If I were Sweet Sixteen in 2006
I would, of course, have been born in 1990, which is a whole decade away from my real DOB in 1980. How different and yet how unsurprisingly the same my life would be if I were born ten years later. If I were sixteen in 2006, for example, I would not be a supporter of Bush. I wouldn't fully know why - he seems like a nice man who doesn't drink (like I don't, at age sixteen) and who runs a lot (like I try to, at age sixteen) and who professes his faith in God (as I do, quite heartily, as a devoutly Catholic sixteen year-old). For all these things, I admire my president, our president, but I also idolize my father who, albeit a Republican by primary vote, thinks Bush is a bit scary, a bit erratic in wielding his political clout. If I were sixteen, I would tell my father just about everything, particularly about school and my frustrations with certain teachers who don't even use proper grammar, which bothers me more at age sixteen than if, say, a teacher were to share something inherently untrue with the class or publicly endorse President Bush.

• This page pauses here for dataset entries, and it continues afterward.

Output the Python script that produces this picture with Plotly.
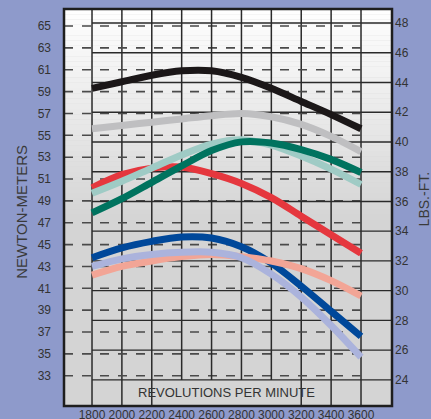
import plotly.graph_objects as go

rpm = [1800, 2000, 2200, 2400, 2600, 2800, 3000, 3200, 3400, 3600]

black = [59.3, 59.9, 60.5, 60.9, 60.9, 60.3, 59.3, 58.1, 56.9, 55.6]
gray = [55.6, 55.9, 56.2, 56.5, 56.8, 57.0, 56.7, 56.0, 54.9, 53.5]
dark_teal = [47.9, 49.2, 50.7, 52.2, 53.6, 54.4, 54.3, 53.7, 52.8, 51.6]
light_teal = [49.7, 50.8, 52.0, 53.2, 54.2, 54.6, 54.1, 53.1, 51.9, 50.5]
red = [50.2, 51.4, 52.0, 52.1, 51.5, 50.6, 49.3, 47.6, 45.9, 44.2]
dark_blue = [43.8, 44.7, 45.3, 45.7, 45.6, 44.8, 43.3, 41.2, 38.9, 36.6]
lavender = [43.0, 43.7, 44.1, 44.3, 44.3, 43.8, 42.3, 40.2, 37.6, 34.7]
salmon = [42.2, 43.0, 43.5, 43.9, 44.1, 43.9, 43.5, 42.8, 41.7, 40.3]

nm_ticks = list(range(33, 66, 2))
lbft_ticks = list(range(24, 49, 2))
x_title = "REVOLUTIONS PER MINUTE"
left_title = "NEWTON-METERS"
right_title = "LBS.-FT."

XMIN, XMAX = 1612.6, 3807.4
NM_RANGE = [30.23, 66.56]
LB_RANGE = [22.25, 48.94]

series = [
    (red, "#e5373e"),
    (light_teal, "#9fcbc5"),
    (dark_teal, "#00735f"),
    (gray, "#bfbfc1"),
    (black, "#1b1718"),
    (dark_blue, "#00489a"),
    (salmon, "#f2a596"),
    (lavender, "#abb3dc"),
]

fig = go.Figure()
for vals, col in series:
    fig.add_trace(go.Scatter(x=rpm, y=vals, mode="lines",
                             line=dict(color=col, width=7, shape="spline", smoothing=0.9),
                             showlegend=False, hoverinfo="skip"))
fig.add_trace(go.Scatter(x=[None], y=[None], yaxis="y2", showlegend=False, hoverinfo="skip"))

shapes = []
# background gradient
N = 40
g0 = 0.47
for i in range(N):
    y0 = g0 + (1 - g0) * i / N
    y1 = g0 + (1 - g0) * (i + 1) / N
    t = (i + 0.5) / N
    v = int(round(212 + (255 - 212) * t))
    shapes.append(dict(type="rect", xref="paper", yref="paper", x0=0, x1=1, y0=y0, y1=y1,
                       fillcolor=f"rgb({v},{v},{v})", line=dict(width=0), layer="below"))
# dashed Nm lines
for v in nm_ticks:
    shapes.append(dict(type="line", xref="x", yref="y", x0=XMIN, x1=rpm[-1], y0=v, y1=v,
                       line=dict(color="#4a4a4a", width=1.6, dash="dash"), layer="below"))
# solid lbft lines
for v in lbft_ticks:
    shapes.append(dict(type="line", xref="x", yref="y2", x0=rpm[0], x1=XMAX, y0=v, y1=v,
                       line=dict(color="#2a2a2a", width=1.3), layer="below"))
# vertical lines
for r in rpm:
    if 2200 < r < 3200:
        shapes.append(dict(type="line", xref="x", yref="y2", x0=r, x1=r, y0=lbft_ticks[0], y1=LB_RANGE[1],
                           line=dict(color="#2a2a2a", width=1.5), layer="below"))
    else:
        shapes.append(dict(type="line", xref="x", yref="paper", x0=r, x1=r, y0=0, y1=1,
                           line=dict(color="#2a2a2a", width=1.5), layer="below"))
# frame
shapes.append(dict(type="rect", xref="paper", yref="paper", x0=0, x1=1, y0=0, y1=1,
                   line=dict(color="#1e1e1e", width=2.5), fillcolor="rgba(0,0,0,0)", layer="above"))

tickfont = dict(family="Liberation Sans Narrow, Arial Narrow, Liberation Sans, sans-serif", size=12, color="#333333")

fig.update_layout(
    width=431, height=419,
    margin=dict(l=64, r=39, t=9, b=13, autoexpand=False),
    paper_bgcolor="#8e9acb",
    plot_bgcolor="#d4d4d4",
    shapes=shapes,
    xaxis=dict(range=[XMIN, XMAX], tickvals=rpm, showgrid=False, zeroline=False, automargin=False,
               showline=False, ticks="", tickfont=tickfont, ticklabelstandoff=0),
    yaxis=dict(range=NM_RANGE, tickvals=nm_ticks, showgrid=False, zeroline=False, automargin=False,
               showline=False, ticks="", tickfont=tickfont, ticklabelstandoff=12),
    yaxis2=dict(range=LB_RANGE, tickvals=lbft_ticks, overlaying="y", side="right", automargin=False,
                showgrid=False, zeroline=False, showline=False, ticks="",
                tickfont=tickfont, ticklabelstandoff=2),
    annotations=[
        dict(text=x_title, xref="x", yref="paper", x=2700, y=0.033, xanchor="center", yanchor="middle",
             showarrow=False,
             font=dict(family="Liberation Sans Narrow, Arial Narrow, Liberation Sans, sans-serif", size=13, color="#333333")),
        dict(text=left_title, xref="paper", yref="paper", x=-0.13, y=0.49, xanchor="center", yanchor="middle",
             showarrow=False, textangle=-90,
             font=dict(family="Liberation Sans, Arial, sans-serif", size=15, color="#3a3a3a")),
        dict(text=right_title, xref="paper", yref="paper", x=1.097, y=0.52, xanchor="center", yanchor="middle",
             showarrow=False, textangle=-90,
             font=dict(family="Liberation Sans, Arial, sans-serif", size=14, color="#3a3a3a")),
    ],
)

fig.write_html("out.html", config={"displayModeBar": False},
               post_script="document.body.style.margin='0';document.body.style.overflow='hidden';")
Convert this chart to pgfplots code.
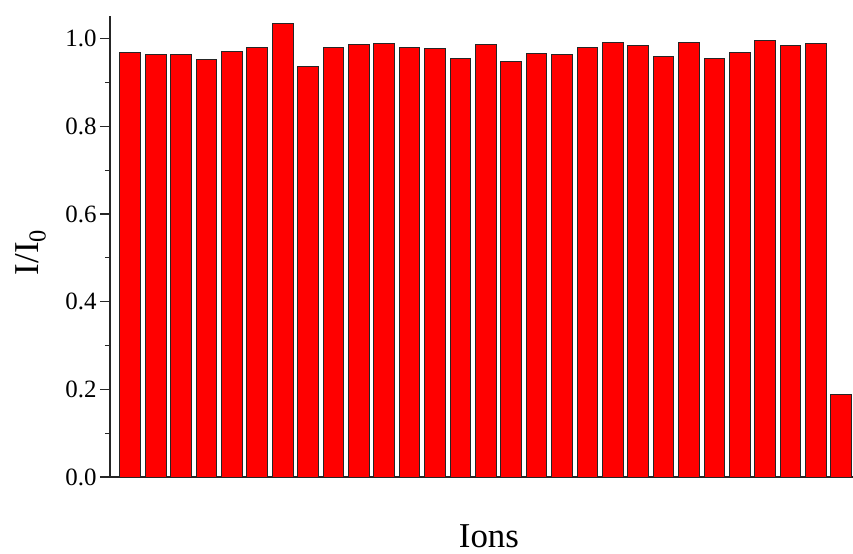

I would not be scared about wars overseas in Iraq or Afghanistan, nor the fact that the U.S. is often without alliance. I will not even fear wars between friends, because I would be a principled sixteen year-old in 2006, undaunted by confrontation and the friendships lost at its harsh expense. Yet, I will be terrified by my powerlessness in so many things. I will sit up at night, wondering if my bosslady at Dairy Queen hates me, even though she told me yesterday that I made the Dilly Bars faster and better than anyone else. I will sometimes lay awake until all of my family has gone to bed and I will cry, passively, listening to "Fall Apart Again" by Brandi Carlile. I might even own the Nick Lachey CD and secretly like the song about his break-up w/ Jessica, and I will listen to that, too, wondering if I will ever be pretty. I, of course, at age sixteen, want to be pretty like Summer from "The O.C." or smart and sharp-looking, like a Gilmour Girl. I will cry and wonder if I will ever be noticeably pretty, pretty enough for one of the drivers at Domino's Pizza to ask one of my co-workers if I am attached.
At age sixteen, I will not own any mini skirts (they will not be mini-on me anyway, since I am 4'10"). I will also not own any of those tight pants that say "HOTTIE" in glitterati on the booty. I will stand on a tall soapbox about my fellow sixteen year-olds who wear them, questioning their motives in broadcasting pompous messages on their rear ends. Secretly, though, I will want someone to buy me a pair, ones that say "feministy" to be tongue-in-cheek.
My most favorite moments when I am sixteen will be playing tennis with my girlfriends. We will play at a park near my mother's house because I do not have a car and they will arrive in their Jeep Cherokees and Priuses, and mostly we will chase the ball into other courts but sometimes we will stop to talk about so-and-so who got a lifeguard boyfriend this summer, and did anyone watch MTV's "The Hills" and thank God we are not as "vapid" - our new SAT word - as those girls.
Still, I will spend most of my time reading on the back porch, trying to get the painful summer reading out of the way so that I can read Curtis Sittenfeld's newest:
The Man of My Dreams.
I will harass my sister and ignore my brother and roll my eyes at my mother. I will pray on my rosary beads that there will be peace on earth and that I will swear less under my breath. I will not realize that this will be among the most secure times in my life, that I am fortunate by so many measuring sticks, that I am blessed and cared for by many. Instead, I will long for the time when I can be like Julia Styles in "Ten Things I Hate About You" and get into Sarah Lawrence and write angsty things about my pained life as a sixteen year-old in 2006.